[BEGIN Data provided]

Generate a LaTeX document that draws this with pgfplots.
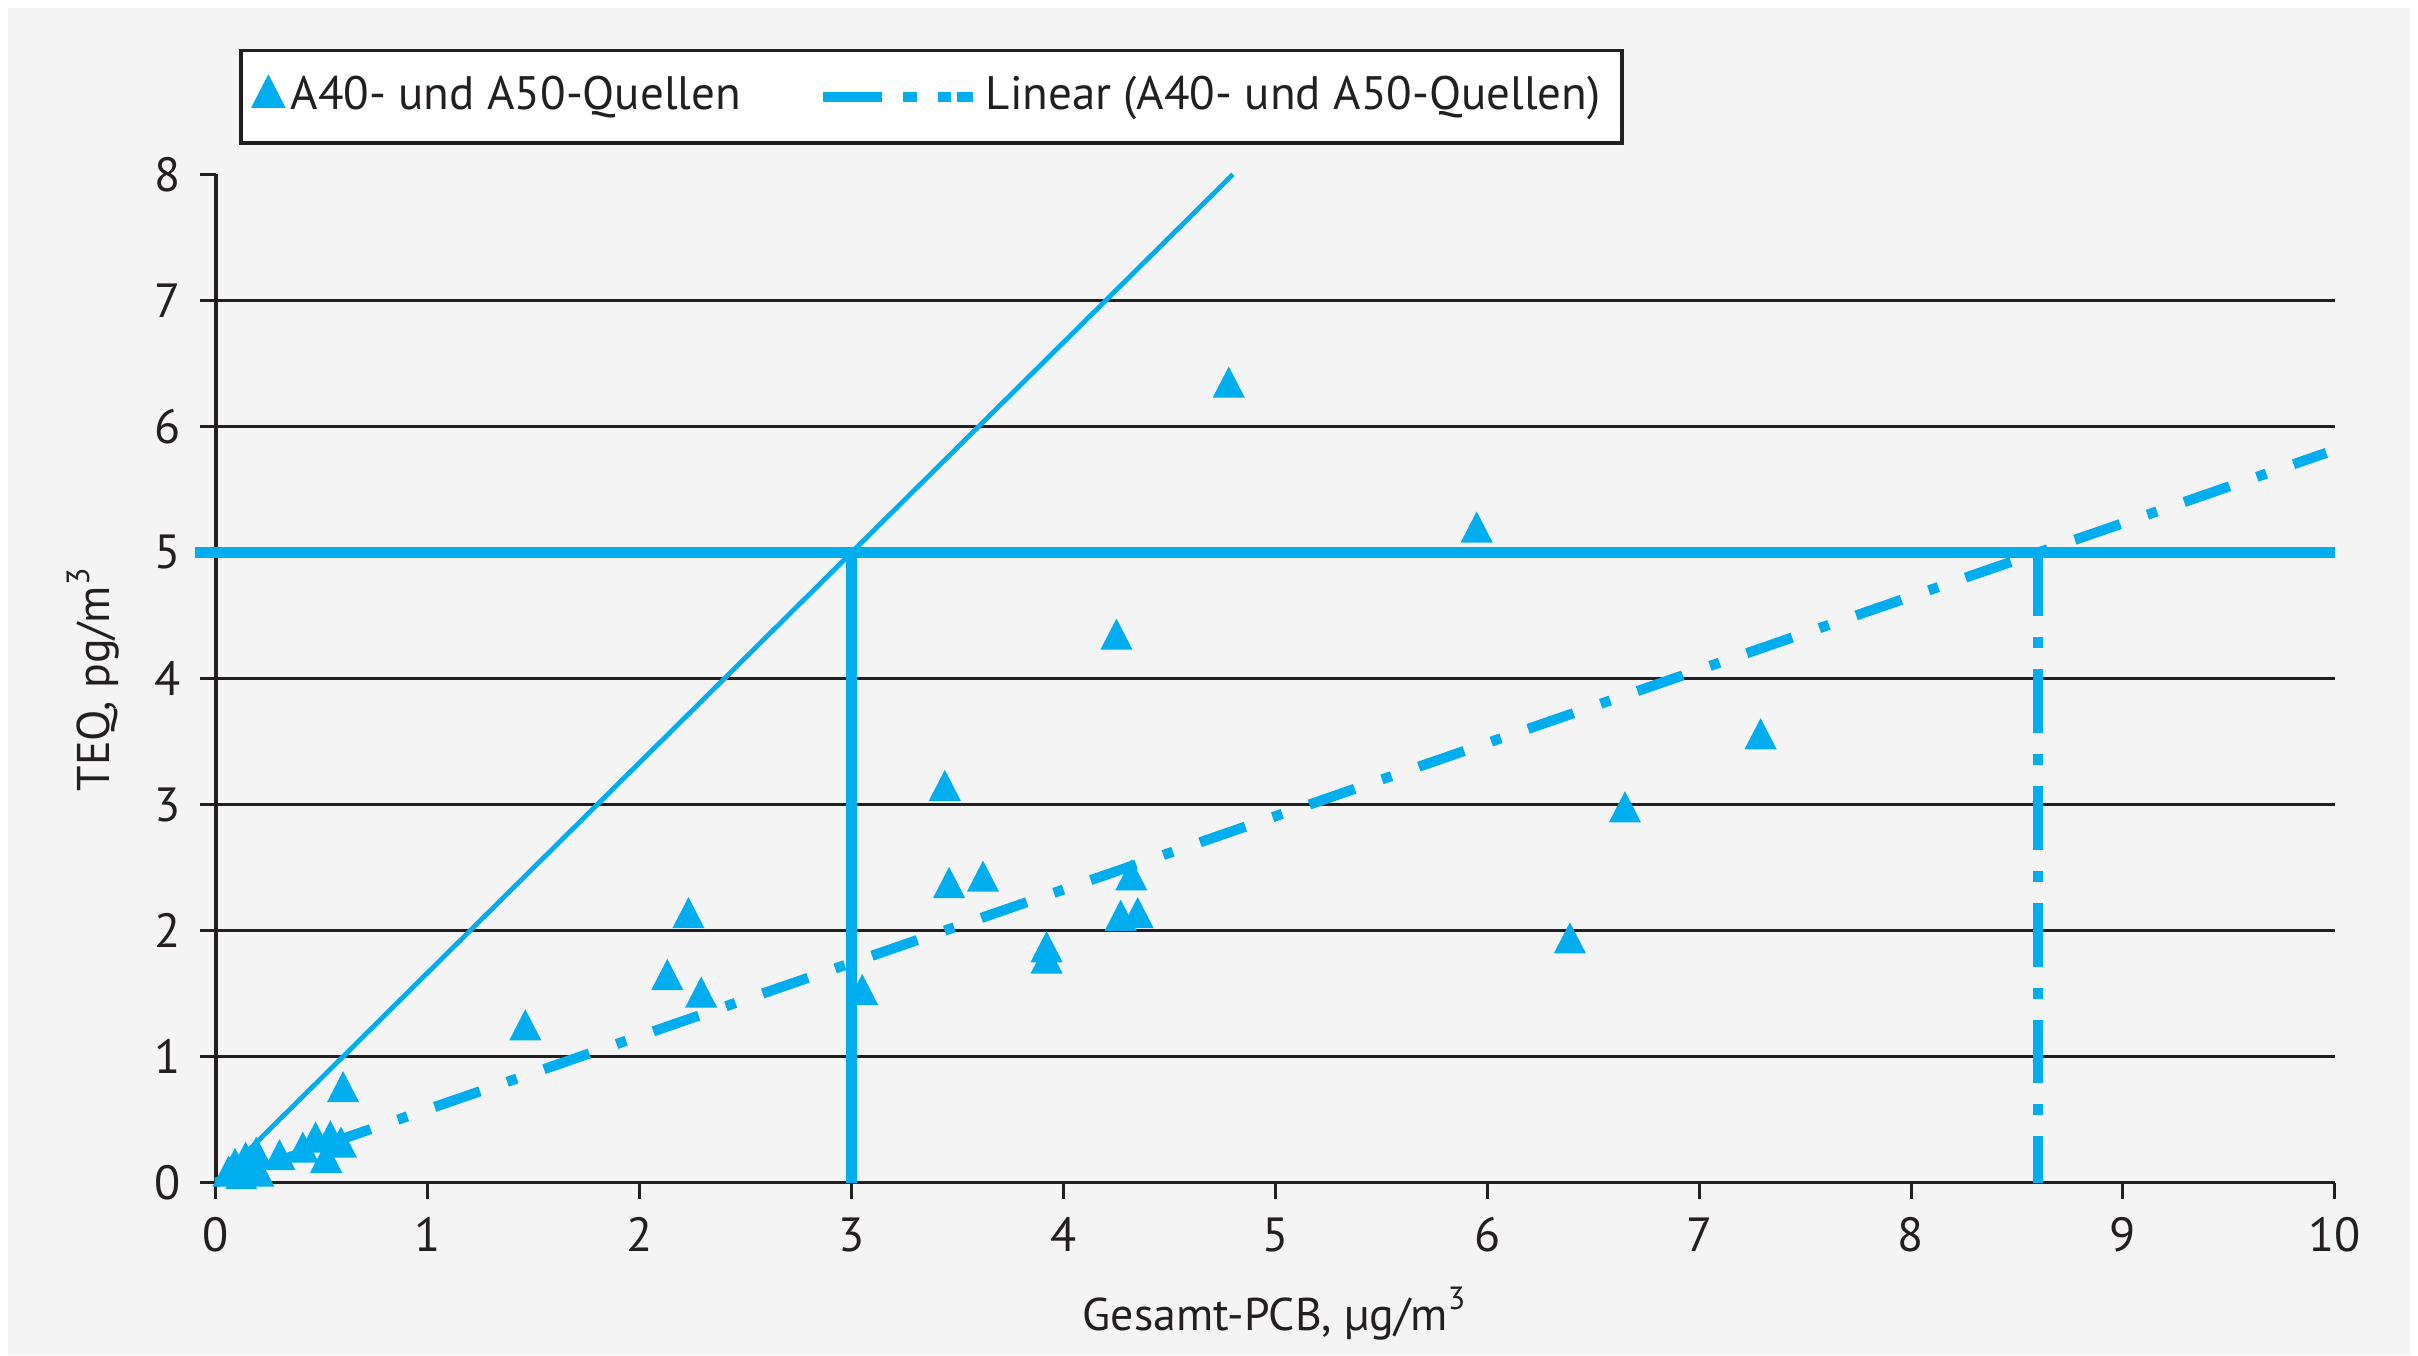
\documentclass[border=0pt]{standalone}
\usepackage{pgfplots}
\pgfplotsset{compat=1.18}
\usepackage{fontspec}
\setmainfont{PT Sans}
\definecolor{cy}{HTML}{00AEEF}
\definecolor{bg}{HTML}{F4F4F4}
\definecolor{tx}{HTML}{231F20}
\begin{document}
\begin{tikzpicture}
\fill[white] (0,0) rectangle (453.5pt,254.2pt);
\fill[bg] (1.5pt,0) rectangle (452pt,252.7pt);
\useasboundingbox (0,0) rectangle (453.5pt,254.2pt);
\begin{axis}[
  at={(40.5pt,32.4pt)}, anchor=south west,
  scale only axis, width=397.4pt, height=189.1pt,
  xmin=0, xmax=10, ymin=0, ymax=8,
  axis x line*=bottom, axis y line*=left,
  axis line style={tx, line width=0.6pt},
  xtick={0,...,10}, ytick={0,...,7},
  extra y ticks={8}, extra y tick style={grid=none},
  tick align=outside, major tick length=3pt,
  tick style={tx, line width=0.55pt},
  ymajorgrids, grid style={tx, line width=0.6pt},
  ticklabel style={font=\fontsize{9}{10}\selectfont, text=tx},
  /pgf/number format/assume math mode=true,
  xlabel={Gesamt-PCB, µg/m\textsuperscript{3}},
  ylabel={TEQ, pg/m\textsuperscript{3}},
  xlabel style={at={(axis description cs:0.5,-0.130)}, anchor=center, font=\fontsize{8.6}{10}\selectfont, text=tx},
  ylabel style={at={(axis description cs:-0.058,0.5)}, anchor=center, font=\fontsize{8.6}{10}\selectfont, text=tx},
  clip=false,
  legend columns=2,
  legend style={at={(rel axis cs:0,1)}, anchor=south west, xshift=4.3pt, yshift=5.5pt,
    draw=tx, line width=0.7pt, fill=white, font=\fontsize{8.8}{10}\selectfont, text=tx,
    inner ysep=2.8pt, inner xsep=2.5pt,
    nodes={inner xsep=1.5pt},
    /tikz/column 2/.style={column sep=13pt}},
  legend cell align=left,
]
% reference lines
\addplot[cy, line width=0.9pt, forget plot] coordinates {(0,0) (4.8,8)};
\addplot[cy, line width=2.1pt, forget plot] coordinates {(-0.1,5) (10,5)};
\addplot[cy, line width=2.0pt, forget plot] coordinates {(3,0) (3,5)};
\addplot[cy, line width=1.9pt, dash pattern=on 12pt off 3.9pt on 2.1pt off 3.9pt, forget plot] coordinates {(8.6,5) (8.6,0)};
% data
\addplot[only marks, mark=triangle*, mark size=3.1pt, color=cy, mark options={fill=cy, draw=cy, yscale=1.12}] coordinates {
(4.78,6.31) (5.95,5.16) (4.25,4.31) (7.29,3.52) (3.44,3.11) (6.65,2.94)
(3.46,2.34) (3.62,2.39) (4.32,2.40) (2.23,2.10) (4.27,2.08) (4.35,2.10)
(6.39,1.90) (3.92,1.83) (3.92,1.74) (2.13,1.61) (2.29,1.47) (3.05,1.49)
(1.46,1.21) (0.60,0.72)
(0.59,0.28) (0.54,0.33) (0.47,0.32) (0.41,0.24) (0.52,0.16) (0.30,0.18)
(0.19,0.20) (0.14,0.16) (0.09,0.11) (0.06,0.05) (0.12,0.03) (0.20,0.05)
};
\addlegendentry{A40- und A50-Quellen}
\addplot[cy, line width=1.9pt, dash pattern=on 9pt off 5.4pt on 1.9pt off 5.4pt,
  legend image code/.code={\draw[cy, line width=1.9pt, dash pattern=on 11pt off 4pt on 2.5pt off 4pt on 2.5pt off 1pt] (0pt,0pt) -- (28pt,0pt);}] coordinates {(0,0) (9.96,5.79)};
\addlegendentry{Linear (A40- und A50-Quellen)}
\end{axis}
\end{tikzpicture}
\end{document}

[END Data provided]

#### [What is required]
Print out the material word for word, omitting the pictures.

#### [Task solution]
Generate a LaTeX document that draws this with pgfplots.
\documentclass[border=0pt]{standalone}
\usepackage{pgfplots}
\pgfplotsset{compat=1.18}
\usepackage{fontspec}
\setmainfont{PT Sans}
\definecolor{cy}{HTML}{00AEEF}
\definecolor{bg}{HTML}{F4F4F4}
\definecolor{tx}{HTML}{231F20}
\begin{document}
\begin{tikzpicture}
\fill[white] (0,0) rectangle (453.5pt,254.2pt);
\fill[bg] (1.5pt,0) rectangle (452pt,252.7pt);
\useasboundingbox (0,0) rectangle (453.5pt,254.2pt);
\begin{axis}[
  at={(40.5pt,32.4pt)}, anchor=south west,
  scale only axis, width=397.4pt, height=189.1pt,
  xmin=0, xmax=10, ymin=0, ymax=8,
  axis x line*=bottom, axis y line*=left,
  axis line style={tx, line width=0.6pt},
  xtick={0,...,10}, ytick={0,...,7},
  extra y ticks={8}, extra y tick style={grid=none},
  tick align=outside, major tick length=3pt,
  tick style={tx, line width=0.55pt},
  ymajorgrids, grid style={tx, line width=0.6pt},
  ticklabel style={font=\fontsize{9}{10}\selectfont, text=tx},
  /pgf/number format/assume math mode=true,
  xlabel={Gesamt-PCB, µg/m\textsuperscript{3}},
  ylabel={TEQ, pg/m\textsuperscript{3}},
  xlabel style={at={(axis description cs:0.5,-0.130)}, anchor=center, font=\fontsize{8.6}{10}\selectfont, text=tx},
  ylabel style={at={(axis description cs:-0.058,0.5)}, anchor=center, font=\fontsize{8.6}{10}\selectfont, text=tx},
  clip=false,
  legend columns=2,
  legend style={at={(rel axis cs:0,1)}, anchor=south west, xshift=4.3pt, yshift=5.5pt,
    draw=tx, line width=0.7pt, fill=white, font=\fontsize{8.8}{10}\selectfont, text=tx,
    inner ysep=2.8pt, inner xsep=2.5pt,
    nodes={inner xsep=1.5pt},
    /tikz/column 2/.style={column sep=13pt}},
  legend cell align=left,
]
% reference lines
\addplot[cy, line width=0.9pt, forget plot] coordinates {(0,0) (4.8,8)};
\addplot[cy, line width=2.1pt, forget plot] coordinates {(-0.1,5) (10,5)};
\addplot[cy, line width=2.0pt, forget plot] coordinates {(3,0) (3,5)};
\addplot[cy, line width=1.9pt, dash pattern=on 12pt off 3.9pt on 2.1pt off 3.9pt, forget plot] coordinates {(8.6,5) (8.6,0)};
% data
\addplot[only marks, mark=triangle*, mark size=3.1pt, color=cy, mark options={fill=cy, draw=cy, yscale=1.12}] coordinates {
(4.78,6.31) (5.95,5.16) (4.25,4.31) (7.29,3.52) (3.44,3.11) (6.65,2.94)
(3.46,2.34) (3.62,2.39) (4.32,2.40) (2.23,2.10) (4.27,2.08) (4.35,2.10)
(6.39,1.90) (3.92,1.83) (3.92,1.74) (2.13,1.61) (2.29,1.47) (3.05,1.49)
(1.46,1.21) (0.60,0.72)
(0.59,0.28) (0.54,0.33) (0.47,0.32) (0.41,0.24) (0.52,0.16) (0.30,0.18)
(0.19,0.20) (0.14,0.16) (0.09,0.11) (0.06,0.05) (0.12,0.03) (0.20,0.05)
};
\addlegendentry{A40- und A50-Quellen}
\addplot[cy, line width=1.9pt, dash pattern=on 9pt off 5.4pt on 1.9pt off 5.4pt,
  legend image code/.code={\draw[cy, line width=1.9pt, dash pattern=on 11pt off 4pt on 2.5pt off 4pt on 2.5pt off 1pt] (0pt,0pt) -- (28pt,0pt);}] coordinates {(0,0) (9.96,5.79)};
\addlegendentry{Linear (A40- und A50-Quellen)}
\end{axis}
\end{tikzpicture}
\end{document}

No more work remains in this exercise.